_TASK INSTRUCTIONS_:
Make an exact copy of the entries, and keep any pictures out of it.

_DATA RECORDS_:
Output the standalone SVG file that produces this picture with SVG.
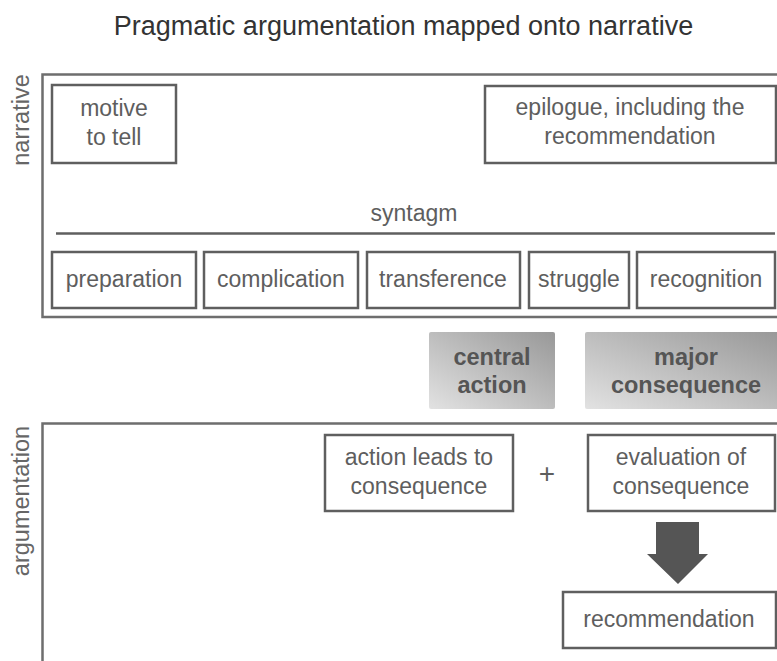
<svg xmlns="http://www.w3.org/2000/svg" width="777" height="661" viewBox="0 0 777 661">
<style>
text{font-family:"Liberation Sans",Arial,sans-serif;fill:#5e5e5e;text-anchor:middle}
.title{font-size:27px;fill:#333}
.lbl{font-size:23.5px;fill:#666}
.box{fill:#fff;stroke:#5f5f5f;stroke-width:2.5}
.t{font-size:23px}
.frame{fill:none;stroke:#6e6e6e;stroke-width:2.5}
.bold{font-size:23.5px;font-weight:bold;fill:#555}
</style>
<defs>
<linearGradient id="g" x1="0" y1="1" x2="1" y2="0">
<stop offset="0" stop-color="#e2e2e2"/>
<stop offset="1" stop-color="#989898"/>
</linearGradient>
</defs>
<text class="title" x="403.5" y="35">Pragmatic argumentation mapped onto narrative</text>
<g id="frames">
<path class="frame" d="M777 74.5H42.5V317H777"/>
<path class="frame" d="M777 423.5H42.5V661"/>
<line x1="56" y1="233.5" x2="775" y2="233.5" stroke="#5f5f5f" stroke-width="2.5"/>
</g>
<text class="lbl" transform="translate(29,120) rotate(-90)">narrative</text>
<text class="lbl" transform="translate(29,501) rotate(-90)">argumentation</text>
<text class="t" x="414" y="221">syntagm</text>
<g id="motive"><rect class="box" x="52" y="85" width="124" height="78"/><text class="t" x="114" y="116">motive</text><text class="t" x="114" y="145">to tell</text></g>
<g id="epilogue"><rect class="box" x="485" y="86" width="291" height="77"/><text class="t" x="630" y="115">epilogue, including the</text><text class="t" x="630" y="144">recommendation</text></g>
<g id="preparation"><rect class="box" x="52" y="252" width="144" height="56"/><text class="t" x="124" y="287">preparation</text></g>
<g id="complication"><rect class="box" x="204" y="252" width="154" height="56"/><text class="t" x="281" y="287">complication</text></g>
<g id="transference"><rect class="box" x="367" y="252" width="153" height="56"/><text class="t" x="443" y="287">transference</text></g>
<g id="struggle"><rect class="box" x="529" y="252" width="100" height="56"/><text class="t" x="579" y="287">struggle</text></g>
<g id="recognition"><rect class="box" x="637" y="252" width="138" height="56"/><text class="t" x="706" y="287">recognition</text></g>
<g id="central"><rect x="429" y="332" width="126" height="77" rx="2" fill="url(#g)"/><text class="bold" x="492" y="365">central</text><text class="bold" x="492" y="393">action</text></g>
<g id="major"><rect x="585" y="332" width="195" height="77" rx="2" fill="url(#g)"/><text class="bold" x="686" y="365">major</text><text class="bold" x="686" y="393">consequence</text></g>
<g id="action"><rect class="box" x="325" y="435" width="188" height="76"/><text class="t" x="419" y="465">action leads to</text><text class="t" x="419" y="494">consequence</text></g>
<text x="547" y="483" style="font-size:28px">+</text>
<g id="evaluation"><rect class="box" x="588" y="435" width="187" height="76"/><text class="t" x="681" y="465">evaluation of</text><text class="t" x="681" y="494">consequence</text></g>
<g id="connectors"><path d="M656 522H699V554H708L678 584L647 554H656Z" fill="#555"/></g>
<g id="recommendation"><rect class="box" x="563" y="592" width="213" height="56"/><text class="t" x="669" y="627">recommendation</text></g>
</svg>
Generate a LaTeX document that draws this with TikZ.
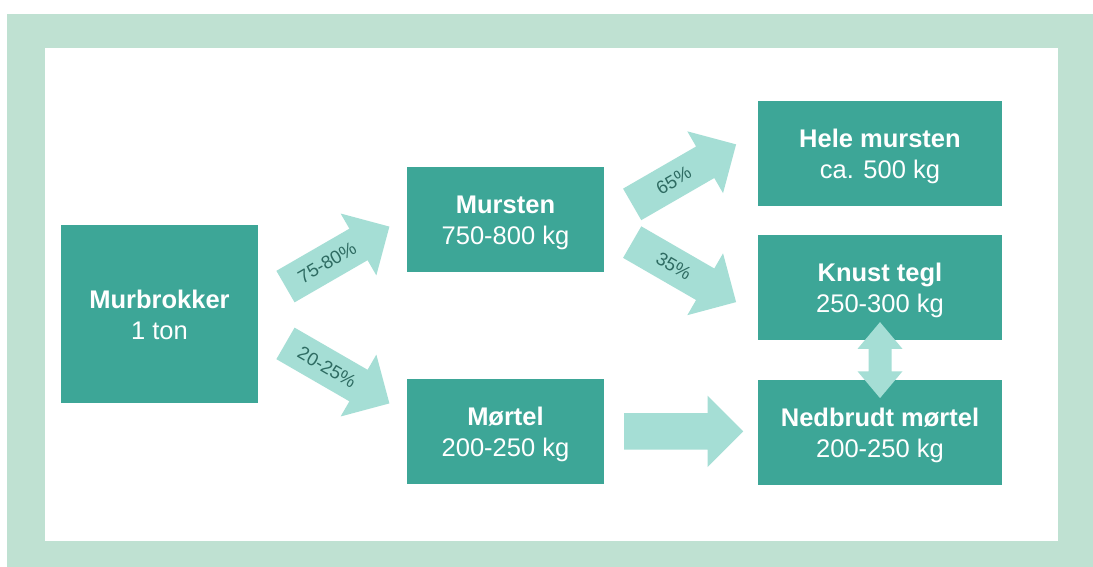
\documentclass[tikz,border=0pt]{standalone}
\usepackage{fontspec}
\setmainfont{Liberation Sans}
\usetikzlibrary{shapes.arrows,positioning,calc}

\definecolor{framegreen}{HTML}{BFE1D2}
\definecolor{boxteal}{HTML}{3DA697}
\definecolor{arrowfill}{HTML}{A5DED5}
\definecolor{pcttext}{HTML}{2E6B62}

% two lines of a box, with fixed line room above and below
\newcommand{\boxlines}[2]{\rule{0pt}{25pt}\textbf{#1}\\#2\rule[-6pt]{0pt}{6pt}}

\begin{document}
\begin{tikzpicture}[x=1pt, y=-1pt,
  box/.style={fill=boxteal, text=white, align=center, inner sep=0pt,
    font=\fontsize{25.5}{31}\selectfont},
  fat/.style={single arrow, fill=arrowfill, inner xsep=0pt, inner ysep=18pt,
    minimum height=120pt, anchor=west,
    single arrow head extend=17.5pt, single arrow head indent=0pt},
  dbl/.style={double arrow, fill=arrowfill, inner xsep=0pt, inner ysep=11.3pt,
    minimum height=76pt,
    double arrow head extend=11pt, double arrow tip angle=80},
  pct/.style={text=pcttext, inner sep=0pt, font=\fontsize{18.5}{20}\selectfont},
]
\useasboundingbox (0,0) rectangle (1093,567);

%% Frame
\fill[framegreen] (7,14) rectangle (1093,567);
\fill[white] (45,48) rectangle (1058,541);

%% Input
\node[box, minimum width=197pt, minimum height=178pt] (mb) at (159.5,314)
  {\boxlines{Murbrokker}{1 ton}};

%% Middle column
\node[box, minimum width=197pt, minimum height=105pt] (ms) at (505.5,219.5)
  {\boxlines{Mursten}{750-800 kg}};
\node[box, minimum width=197pt, minimum height=105pt, below=107pt of ms] (mt)
  {\boxlines{Mørtel}{200-250 kg}};

%% Right column
\node[box, minimum width=244pt, minimum height=105pt] (hele) at (880,153.5)
  {\boxlines{Hele mursten}{ca. 500 kg}};
\node[box, minimum width=244pt, minimum height=105pt, below=29pt of hele] (knust)
  {\boxlines{Knust tegl}{250-300 kg}};
\node[box, minimum width=244pt, minimum height=105pt, below=39pt of knust] (ned)
  {\boxlines{Nedbrudt mørtel}{200-250 kg}};

%% Fat arrows (placed by their tails)
\node[fat, rotate=30] (a1) at (285.3,286.7) {};
\node[fat, rotate=-30] (a2) at (285.3,343.3) {};
\node[fat, rotate=30] (a3) at (632,204.5) {};
\node[fat, rotate=-30] (a4) at (632,242) {};
\node[fat, minimum height=119pt] (a5) at (624,431.3) {};
\node[dbl, rotate=90] (a6) at ($(knust.south)!0.5!(ned.north)$) {};

%% Shares
\node[pct, rotate=30] at ($(a1.west)!0.4!(a1.east)$) {75-80\%};
\node[pct, rotate=-30] at ($(a2.west)!0.4!(a2.east)$) {20-25\%};
\node[pct, rotate=30] at ($(a3.west)!0.4!(a3.east)$) {65\%};
\node[pct, rotate=-30] at ($(a4.west)!0.4!(a4.east)$) {35\%};

\end{tikzpicture}
\end{document}
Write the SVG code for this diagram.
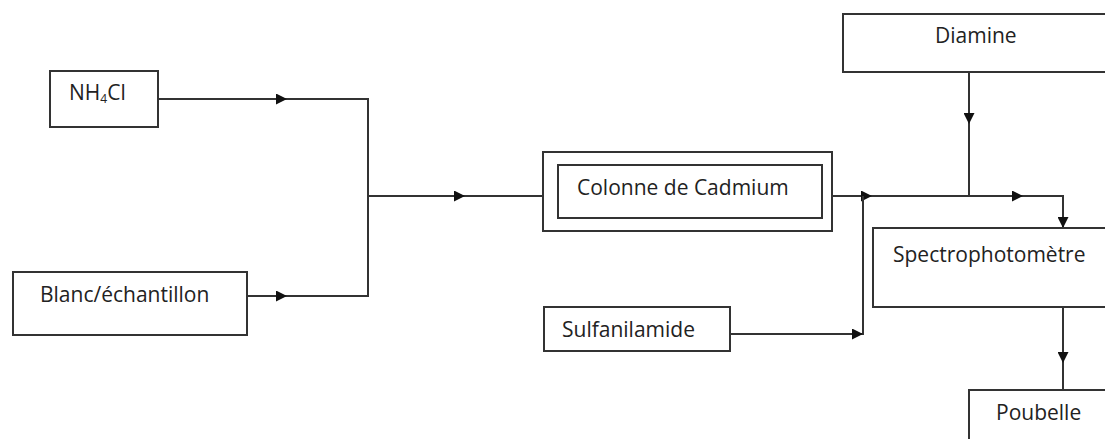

_EXPECTED OUTPUT_:
Output the standalone SVG file that produces this picture with SVG.
<svg xmlns="http://www.w3.org/2000/svg" width="777" height="661" viewBox="0 0 777 661">
<style>
text{font-family:"Liberation Sans",Arial,sans-serif;fill:#5e5e5e;text-anchor:middle}
.title{font-size:27px;fill:#333}
.lbl{font-size:23.5px;fill:#666}
.box{fill:#fff;stroke:#5f5f5f;stroke-width:2.5}
.t{font-size:23px}
.frame{fill:none;stroke:#6e6e6e;stroke-width:2.5}
.bold{font-size:23.5px;font-weight:bold;fill:#555}
</style>
<defs>
<linearGradient id="g" x1="0" y1="1" x2="1" y2="0">
<stop offset="0" stop-color="#e2e2e2"/>
<stop offset="1" stop-color="#989898"/>
</linearGradient>
</defs>
<text class="title" x="403.5" y="35">Pragmatic argumentation mapped onto narrative</text>
<g id="frames">
<path class="frame" d="M777 74.5H42.5V317H777"/>
<path class="frame" d="M777 423.5H42.5V661"/>
<line x1="56" y1="233.5" x2="775" y2="233.5" stroke="#5f5f5f" stroke-width="2.5"/>
</g>
<text class="lbl" transform="translate(29,120) rotate(-90)">narrative</text>
<text class="lbl" transform="translate(29,501) rotate(-90)">argumentation</text>
<text class="t" x="414" y="221">syntagm</text>
<g id="motive"><rect class="box" x="52" y="85" width="124" height="78"/><text class="t" x="114" y="116">motive</text><text class="t" x="114" y="145">to tell</text></g>
<g id="epilogue"><rect class="box" x="485" y="86" width="291" height="77"/><text class="t" x="630" y="115">epilogue, including the</text><text class="t" x="630" y="144">recommendation</text></g>
<g id="preparation"><rect class="box" x="52" y="252" width="144" height="56"/><text class="t" x="124" y="287">preparation</text></g>
<g id="complication"><rect class="box" x="204" y="252" width="154" height="56"/><text class="t" x="281" y="287">complication</text></g>
<g id="transference"><rect class="box" x="367" y="252" width="153" height="56"/><text class="t" x="443" y="287">transference</text></g>
<g id="struggle"><rect class="box" x="529" y="252" width="100" height="56"/><text class="t" x="579" y="287">struggle</text></g>
<g id="recognition"><rect class="box" x="637" y="252" width="138" height="56"/><text class="t" x="706" y="287">recognition</text></g>
<g id="central"><rect x="429" y="332" width="126" height="77" rx="2" fill="url(#g)"/><text class="bold" x="492" y="365">central</text><text class="bold" x="492" y="393">action</text></g>
<g id="major"><rect x="585" y="332" width="195" height="77" rx="2" fill="url(#g)"/><text class="bold" x="686" y="365">major</text><text class="bold" x="686" y="393">consequence</text></g>
<g id="action"><rect class="box" x="325" y="435" width="188" height="76"/><text class="t" x="419" y="465">action leads to</text><text class="t" x="419" y="494">consequence</text></g>
<text x="547" y="483" style="font-size:28px">+</text>
<g id="evaluation"><rect class="box" x="588" y="435" width="187" height="76"/><text class="t" x="681" y="465">evaluation of</text><text class="t" x="681" y="494">consequence</text></g>
<g id="connectors"><path d="M656 522H699V554H708L678 584L647 554H656Z" fill="#555"/></g>
<g id="recommendation"><rect class="box" x="563" y="592" width="213" height="56"/><text class="t" x="669" y="627">recommendation</text></g>
</svg>
Generate a LaTeX document that draws this with TikZ.
\documentclass[tikz,border=0pt]{standalone}
\usepackage{fontspec}
\setmainfont{Liberation Sans}
\usetikzlibrary{shapes.arrows,positioning,calc}

\definecolor{framegreen}{HTML}{BFE1D2}
\definecolor{boxteal}{HTML}{3DA697}
\definecolor{arrowfill}{HTML}{A5DED5}
\definecolor{pcttext}{HTML}{2E6B62}

% two lines of a box, with fixed line room above and below
\newcommand{\boxlines}[2]{\rule{0pt}{25pt}\textbf{#1}\\#2\rule[-6pt]{0pt}{6pt}}

\begin{document}
\begin{tikzpicture}[x=1pt, y=-1pt,
  box/.style={fill=boxteal, text=white, align=center, inner sep=0pt,
    font=\fontsize{25.5}{31}\selectfont},
  fat/.style={single arrow, fill=arrowfill, inner xsep=0pt, inner ysep=18pt,
    minimum height=120pt, anchor=west,
    single arrow head extend=17.5pt, single arrow head indent=0pt},
  dbl/.style={double arrow, fill=arrowfill, inner xsep=0pt, inner ysep=11.3pt,
    minimum height=76pt,
    double arrow head extend=11pt, double arrow tip angle=80},
  pct/.style={text=pcttext, inner sep=0pt, font=\fontsize{18.5}{20}\selectfont},
]
\useasboundingbox (0,0) rectangle (1093,567);

%% Frame
\fill[framegreen] (7,14) rectangle (1093,567);
\fill[white] (45,48) rectangle (1058,541);

%% Input
\node[box, minimum width=197pt, minimum height=178pt] (mb) at (159.5,314)
  {\boxlines{Murbrokker}{1 ton}};

%% Middle column
\node[box, minimum width=197pt, minimum height=105pt] (ms) at (505.5,219.5)
  {\boxlines{Mursten}{750-800 kg}};
\node[box, minimum width=197pt, minimum height=105pt, below=107pt of ms] (mt)
  {\boxlines{Mørtel}{200-250 kg}};

%% Right column
\node[box, minimum width=244pt, minimum height=105pt] (hele) at (880,153.5)
  {\boxlines{Hele mursten}{ca. 500 kg}};
\node[box, minimum width=244pt, minimum height=105pt, below=29pt of hele] (knust)
  {\boxlines{Knust tegl}{250-300 kg}};
\node[box, minimum width=244pt, minimum height=105pt, below=39pt of knust] (ned)
  {\boxlines{Nedbrudt mørtel}{200-250 kg}};

%% Fat arrows (placed by their tails)
\node[fat, rotate=30] (a1) at (285.3,286.7) {};
\node[fat, rotate=-30] (a2) at (285.3,343.3) {};
\node[fat, rotate=30] (a3) at (632,204.5) {};
\node[fat, rotate=-30] (a4) at (632,242) {};
\node[fat, minimum height=119pt] (a5) at (624,431.3) {};
\node[dbl, rotate=90] (a6) at ($(knust.south)!0.5!(ned.north)$) {};

%% Shares
\node[pct, rotate=30] at ($(a1.west)!0.4!(a1.east)$) {75-80\%};
\node[pct, rotate=-30] at ($(a2.west)!0.4!(a2.east)$) {20-25\%};
\node[pct, rotate=30] at ($(a3.west)!0.4!(a3.east)$) {65\%};
\node[pct, rotate=-30] at ($(a4.west)!0.4!(a4.east)$) {35\%};

\end{tikzpicture}
\end{document}
Write the SVG code for this diagram.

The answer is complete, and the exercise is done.